Your Items May be Ready for a New Owner

Someone else may appreciate owning the things you no longer want.
Someone else may appreciate owning the things you no longer want. | Source

Holding onto Stuff for Sentimental Reasons

Some items that you’re holding onto may reflect personal achievements, events and activities you attended, or family history. Sentimental items are that last thing that you should declutter from your home.

Why? Because by the time you get around to these items, you’ve got in the habit of questioning the value and use of other items around your home. You’ll have a clearer sense of what’s important to you.

Do you need to hold onto an item to trigger the memories attached to it? Or, could you take a photo of the item or perhaps keep a token (a scrap of fabric from a dress or a teacup from a set)?

If an item is important to you, consider displaying it.
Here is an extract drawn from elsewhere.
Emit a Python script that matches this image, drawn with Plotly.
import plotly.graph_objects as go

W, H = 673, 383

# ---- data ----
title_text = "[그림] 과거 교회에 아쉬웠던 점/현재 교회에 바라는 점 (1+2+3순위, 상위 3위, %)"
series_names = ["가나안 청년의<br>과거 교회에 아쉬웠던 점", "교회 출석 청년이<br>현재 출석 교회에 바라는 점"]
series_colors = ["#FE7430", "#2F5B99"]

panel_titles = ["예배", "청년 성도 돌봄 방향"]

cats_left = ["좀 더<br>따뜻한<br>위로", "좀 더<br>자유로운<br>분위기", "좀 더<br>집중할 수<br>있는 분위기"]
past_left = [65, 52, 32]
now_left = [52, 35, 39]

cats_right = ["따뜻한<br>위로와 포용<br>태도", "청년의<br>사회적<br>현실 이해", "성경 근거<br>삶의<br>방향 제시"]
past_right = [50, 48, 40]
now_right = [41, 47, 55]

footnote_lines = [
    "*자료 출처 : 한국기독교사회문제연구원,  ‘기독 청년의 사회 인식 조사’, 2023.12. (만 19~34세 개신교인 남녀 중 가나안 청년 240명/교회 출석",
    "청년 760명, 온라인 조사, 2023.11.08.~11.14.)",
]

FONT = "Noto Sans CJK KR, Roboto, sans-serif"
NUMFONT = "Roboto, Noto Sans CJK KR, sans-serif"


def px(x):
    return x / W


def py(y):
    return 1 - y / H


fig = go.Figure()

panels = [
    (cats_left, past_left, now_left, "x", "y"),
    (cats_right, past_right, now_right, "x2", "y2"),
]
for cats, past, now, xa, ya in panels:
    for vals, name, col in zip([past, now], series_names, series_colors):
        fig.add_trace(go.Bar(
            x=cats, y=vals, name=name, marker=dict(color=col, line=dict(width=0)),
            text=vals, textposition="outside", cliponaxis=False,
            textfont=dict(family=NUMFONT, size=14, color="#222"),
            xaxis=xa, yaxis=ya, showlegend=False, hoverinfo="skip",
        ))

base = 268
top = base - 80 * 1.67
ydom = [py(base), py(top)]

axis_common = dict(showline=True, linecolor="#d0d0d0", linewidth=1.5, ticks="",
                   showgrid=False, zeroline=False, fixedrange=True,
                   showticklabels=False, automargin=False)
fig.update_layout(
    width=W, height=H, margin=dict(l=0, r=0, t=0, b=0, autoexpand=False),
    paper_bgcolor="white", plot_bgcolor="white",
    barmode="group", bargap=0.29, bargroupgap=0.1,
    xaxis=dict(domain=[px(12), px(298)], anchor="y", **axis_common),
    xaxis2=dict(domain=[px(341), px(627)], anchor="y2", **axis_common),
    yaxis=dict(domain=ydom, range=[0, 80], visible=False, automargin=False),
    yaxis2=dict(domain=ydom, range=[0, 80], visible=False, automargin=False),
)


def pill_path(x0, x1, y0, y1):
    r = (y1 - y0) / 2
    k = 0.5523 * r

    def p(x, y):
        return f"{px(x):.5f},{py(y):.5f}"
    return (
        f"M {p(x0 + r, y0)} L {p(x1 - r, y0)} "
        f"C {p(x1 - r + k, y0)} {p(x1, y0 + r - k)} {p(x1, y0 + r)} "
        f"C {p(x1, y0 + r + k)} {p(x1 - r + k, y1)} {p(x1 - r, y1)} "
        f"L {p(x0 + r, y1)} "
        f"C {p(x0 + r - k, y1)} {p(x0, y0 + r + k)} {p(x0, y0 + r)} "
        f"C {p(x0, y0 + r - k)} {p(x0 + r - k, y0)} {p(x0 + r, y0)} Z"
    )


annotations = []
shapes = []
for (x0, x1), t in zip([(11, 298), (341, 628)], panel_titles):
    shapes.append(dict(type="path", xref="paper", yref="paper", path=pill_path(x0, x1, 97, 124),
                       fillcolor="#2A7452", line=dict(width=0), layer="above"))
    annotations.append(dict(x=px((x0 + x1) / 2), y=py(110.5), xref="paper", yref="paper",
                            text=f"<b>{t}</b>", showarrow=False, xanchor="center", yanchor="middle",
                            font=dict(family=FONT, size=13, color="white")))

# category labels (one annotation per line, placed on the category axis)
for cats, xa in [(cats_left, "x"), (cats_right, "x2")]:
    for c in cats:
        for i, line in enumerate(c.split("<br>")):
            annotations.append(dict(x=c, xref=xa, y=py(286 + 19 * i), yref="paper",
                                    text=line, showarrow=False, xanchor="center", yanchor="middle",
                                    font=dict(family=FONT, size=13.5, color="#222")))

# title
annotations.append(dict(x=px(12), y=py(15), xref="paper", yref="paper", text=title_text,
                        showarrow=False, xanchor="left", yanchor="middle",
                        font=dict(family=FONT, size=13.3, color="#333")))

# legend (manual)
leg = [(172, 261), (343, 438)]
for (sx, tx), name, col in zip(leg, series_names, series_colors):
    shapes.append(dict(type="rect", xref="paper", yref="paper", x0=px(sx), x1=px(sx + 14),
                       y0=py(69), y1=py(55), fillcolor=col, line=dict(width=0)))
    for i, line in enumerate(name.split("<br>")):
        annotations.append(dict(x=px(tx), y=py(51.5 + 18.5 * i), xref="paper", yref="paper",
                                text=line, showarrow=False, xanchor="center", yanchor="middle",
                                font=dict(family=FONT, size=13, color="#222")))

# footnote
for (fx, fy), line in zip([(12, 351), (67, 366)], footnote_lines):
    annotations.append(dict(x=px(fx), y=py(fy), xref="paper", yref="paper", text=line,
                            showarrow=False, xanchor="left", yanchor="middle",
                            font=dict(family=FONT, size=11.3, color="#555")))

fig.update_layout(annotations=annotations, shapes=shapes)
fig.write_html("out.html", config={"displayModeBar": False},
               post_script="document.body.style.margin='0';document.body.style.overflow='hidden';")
Collect other items in a memory box. When you group all your keepsakes in one place, you may be surprised by how many knickknacks you were holding onto. That can also help you question the important of each item.

Keep the Best

If everything is important; then nothing is.

Make Decisions about the Things Cluttering Your Spaces

Decluttering can feel overwhelming in the beginning because you have a lot of stuff to make decisions about. Making those decision, though, is a relief. Each decision you make helps you clarify what’s important to you and your life and what isn’t.
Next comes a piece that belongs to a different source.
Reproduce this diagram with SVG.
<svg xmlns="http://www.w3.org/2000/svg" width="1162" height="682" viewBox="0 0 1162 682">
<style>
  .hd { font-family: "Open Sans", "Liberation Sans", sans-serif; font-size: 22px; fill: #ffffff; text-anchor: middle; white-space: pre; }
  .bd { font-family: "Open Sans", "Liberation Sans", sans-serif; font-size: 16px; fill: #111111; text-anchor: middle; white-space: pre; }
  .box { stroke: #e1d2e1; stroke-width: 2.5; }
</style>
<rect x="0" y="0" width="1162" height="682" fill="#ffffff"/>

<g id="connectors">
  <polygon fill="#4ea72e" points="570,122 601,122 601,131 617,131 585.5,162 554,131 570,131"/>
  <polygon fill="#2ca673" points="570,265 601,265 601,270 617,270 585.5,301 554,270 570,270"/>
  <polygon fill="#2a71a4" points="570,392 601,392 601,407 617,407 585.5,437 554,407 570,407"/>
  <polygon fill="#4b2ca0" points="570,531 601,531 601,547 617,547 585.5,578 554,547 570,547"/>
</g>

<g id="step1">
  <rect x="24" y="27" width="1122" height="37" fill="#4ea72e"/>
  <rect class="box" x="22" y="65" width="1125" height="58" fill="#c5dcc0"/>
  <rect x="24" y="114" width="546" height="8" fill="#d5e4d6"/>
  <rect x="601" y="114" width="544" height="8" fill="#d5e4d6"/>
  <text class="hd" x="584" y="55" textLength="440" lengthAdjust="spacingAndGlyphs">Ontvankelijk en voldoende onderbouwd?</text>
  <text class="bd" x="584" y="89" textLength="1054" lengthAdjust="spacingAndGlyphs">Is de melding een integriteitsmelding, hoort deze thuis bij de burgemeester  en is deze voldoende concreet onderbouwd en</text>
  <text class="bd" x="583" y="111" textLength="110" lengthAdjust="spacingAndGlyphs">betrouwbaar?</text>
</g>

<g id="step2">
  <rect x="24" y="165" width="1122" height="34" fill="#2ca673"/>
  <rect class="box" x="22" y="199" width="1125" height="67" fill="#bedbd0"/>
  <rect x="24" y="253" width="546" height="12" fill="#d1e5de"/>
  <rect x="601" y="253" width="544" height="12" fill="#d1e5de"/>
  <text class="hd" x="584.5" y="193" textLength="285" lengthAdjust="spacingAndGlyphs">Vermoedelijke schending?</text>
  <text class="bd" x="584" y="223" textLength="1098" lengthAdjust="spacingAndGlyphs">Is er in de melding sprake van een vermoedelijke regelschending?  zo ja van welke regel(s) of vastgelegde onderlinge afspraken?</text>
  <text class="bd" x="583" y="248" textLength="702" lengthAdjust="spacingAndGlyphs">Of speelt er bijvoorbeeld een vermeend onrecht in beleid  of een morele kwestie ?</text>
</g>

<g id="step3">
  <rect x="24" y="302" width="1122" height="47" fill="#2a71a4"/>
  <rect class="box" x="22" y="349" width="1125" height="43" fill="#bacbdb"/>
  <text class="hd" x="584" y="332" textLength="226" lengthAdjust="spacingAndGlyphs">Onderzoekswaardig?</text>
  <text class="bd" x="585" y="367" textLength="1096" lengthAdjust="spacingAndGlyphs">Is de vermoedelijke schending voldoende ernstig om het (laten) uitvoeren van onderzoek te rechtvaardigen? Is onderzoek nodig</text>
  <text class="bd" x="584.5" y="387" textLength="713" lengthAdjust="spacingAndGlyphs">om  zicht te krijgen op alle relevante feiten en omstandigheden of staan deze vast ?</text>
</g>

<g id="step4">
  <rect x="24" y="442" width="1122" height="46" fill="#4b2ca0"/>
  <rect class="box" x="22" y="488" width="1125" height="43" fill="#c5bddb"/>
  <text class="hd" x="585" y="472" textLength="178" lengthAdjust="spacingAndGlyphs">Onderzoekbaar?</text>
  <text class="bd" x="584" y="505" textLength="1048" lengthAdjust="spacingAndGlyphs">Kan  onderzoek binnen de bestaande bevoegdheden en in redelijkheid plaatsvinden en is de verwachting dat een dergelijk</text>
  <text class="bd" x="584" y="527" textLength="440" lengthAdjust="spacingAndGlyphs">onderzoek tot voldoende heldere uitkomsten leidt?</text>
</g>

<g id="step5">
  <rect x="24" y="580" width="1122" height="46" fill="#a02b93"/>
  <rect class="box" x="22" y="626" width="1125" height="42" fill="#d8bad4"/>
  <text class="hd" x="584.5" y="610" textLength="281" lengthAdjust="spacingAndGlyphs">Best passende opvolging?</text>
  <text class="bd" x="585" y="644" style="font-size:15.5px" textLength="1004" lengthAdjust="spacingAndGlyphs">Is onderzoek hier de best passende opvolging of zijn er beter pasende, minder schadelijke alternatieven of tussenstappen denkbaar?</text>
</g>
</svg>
A decision made about one item make it easier to decide what to do with the next item. Instead of pushing an item aside, thinking you’ll figure out what to do with it later, take the time to examine your reasons for keeping it or releasing it.

Although you may work more slowly in the beginning, over time you’ll realize that some of the same reasons will apply to many items and you’ll be able to work faster.

Decluttering not only clears your space but also your thoughts and feelings about the things around you.